→ DIRECTIVE
Give an exact copy of every line, leaving images out.
□ □ □ □ □
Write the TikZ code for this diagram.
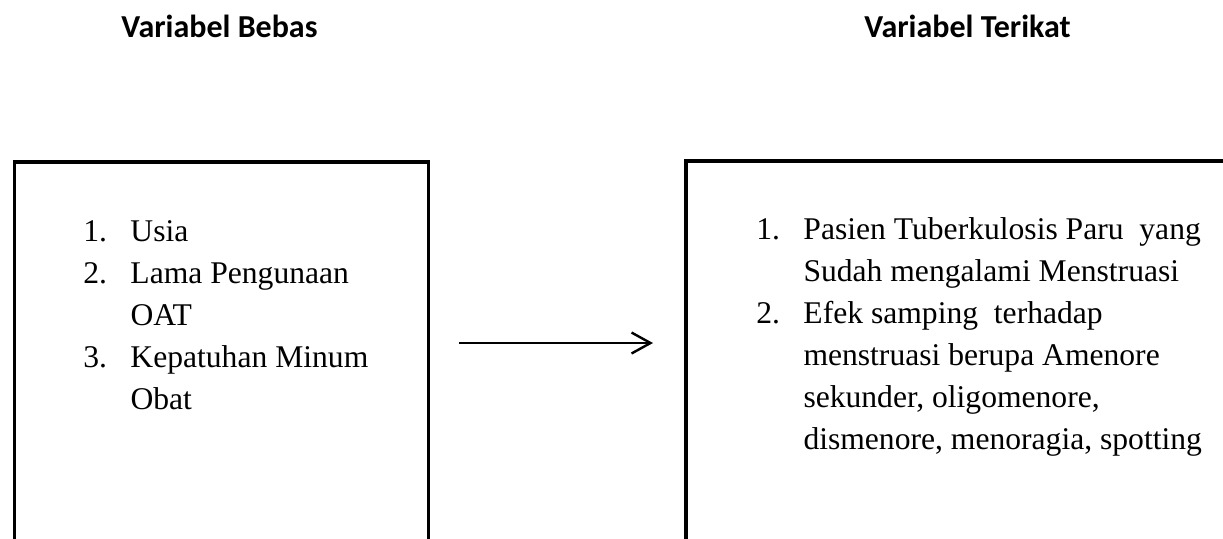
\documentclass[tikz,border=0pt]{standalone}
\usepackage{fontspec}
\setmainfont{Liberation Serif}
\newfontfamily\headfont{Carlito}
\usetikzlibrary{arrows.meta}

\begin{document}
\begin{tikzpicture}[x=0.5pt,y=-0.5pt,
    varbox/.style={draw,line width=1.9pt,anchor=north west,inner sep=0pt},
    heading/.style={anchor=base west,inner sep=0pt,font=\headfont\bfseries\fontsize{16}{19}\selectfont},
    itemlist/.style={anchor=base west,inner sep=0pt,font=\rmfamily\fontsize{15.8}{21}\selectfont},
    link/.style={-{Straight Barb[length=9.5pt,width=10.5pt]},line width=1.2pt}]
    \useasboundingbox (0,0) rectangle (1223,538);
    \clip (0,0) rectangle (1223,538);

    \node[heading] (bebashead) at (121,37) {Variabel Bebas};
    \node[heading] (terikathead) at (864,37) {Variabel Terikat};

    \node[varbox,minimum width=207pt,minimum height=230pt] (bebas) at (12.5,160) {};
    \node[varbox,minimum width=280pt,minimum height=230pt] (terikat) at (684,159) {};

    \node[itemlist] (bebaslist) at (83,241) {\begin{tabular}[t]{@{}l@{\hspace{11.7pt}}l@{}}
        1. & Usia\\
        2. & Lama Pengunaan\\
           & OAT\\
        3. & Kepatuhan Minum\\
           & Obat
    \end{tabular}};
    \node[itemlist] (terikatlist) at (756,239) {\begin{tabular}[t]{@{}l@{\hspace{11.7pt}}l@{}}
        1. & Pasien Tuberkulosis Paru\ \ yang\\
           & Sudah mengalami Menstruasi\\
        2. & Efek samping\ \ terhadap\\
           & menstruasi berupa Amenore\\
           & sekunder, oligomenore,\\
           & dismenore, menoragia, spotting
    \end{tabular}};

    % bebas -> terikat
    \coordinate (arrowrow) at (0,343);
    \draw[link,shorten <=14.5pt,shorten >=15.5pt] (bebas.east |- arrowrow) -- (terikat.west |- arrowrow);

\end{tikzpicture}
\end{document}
□ □ □ □ □
→ IN RESPONSE
Write the TikZ code for this diagram.
\documentclass[tikz,border=0pt]{standalone}
\usepackage{fontspec}
\setmainfont{Liberation Serif}
\newfontfamily\headfont{Carlito}
\usetikzlibrary{arrows.meta}

\begin{document}
\begin{tikzpicture}[x=0.5pt,y=-0.5pt,
    varbox/.style={draw,line width=1.9pt,anchor=north west,inner sep=0pt},
    heading/.style={anchor=base west,inner sep=0pt,font=\headfont\bfseries\fontsize{16}{19}\selectfont},
    itemlist/.style={anchor=base west,inner sep=0pt,font=\rmfamily\fontsize{15.8}{21}\selectfont},
    link/.style={-{Straight Barb[length=9.5pt,width=10.5pt]},line width=1.2pt}]
    \useasboundingbox (0,0) rectangle (1223,538);
    \clip (0,0) rectangle (1223,538);

    \node[heading] (bebashead) at (121,37) {Variabel Bebas};
    \node[heading] (terikathead) at (864,37) {Variabel Terikat};

    \node[varbox,minimum width=207pt,minimum height=230pt] (bebas) at (12.5,160) {};
    \node[varbox,minimum width=280pt,minimum height=230pt] (terikat) at (684,159) {};

    \node[itemlist] (bebaslist) at (83,241) {\begin{tabular}[t]{@{}l@{\hspace{11.7pt}}l@{}}
        1. & Usia\\
        2. & Lama Pengunaan\\
           & OAT\\
        3. & Kepatuhan Minum\\
           & Obat
    \end{tabular}};
    \node[itemlist] (terikatlist) at (756,239) {\begin{tabular}[t]{@{}l@{\hspace{11.7pt}}l@{}}
        1. & Pasien Tuberkulosis Paru\ \ yang\\
           & Sudah mengalami Menstruasi\\
        2. & Efek samping\ \ terhadap\\
           & menstruasi berupa Amenore\\
           & sekunder, oligomenore,\\
           & dismenore, menoragia, spotting
    \end{tabular}};

    % bebas -> terikat
    \coordinate (arrowrow) at (0,343);
    \draw[link,shorten <=14.5pt,shorten >=15.5pt] (bebas.east |- arrowrow) -- (terikat.west |- arrowrow);

\end{tikzpicture}
\end{document}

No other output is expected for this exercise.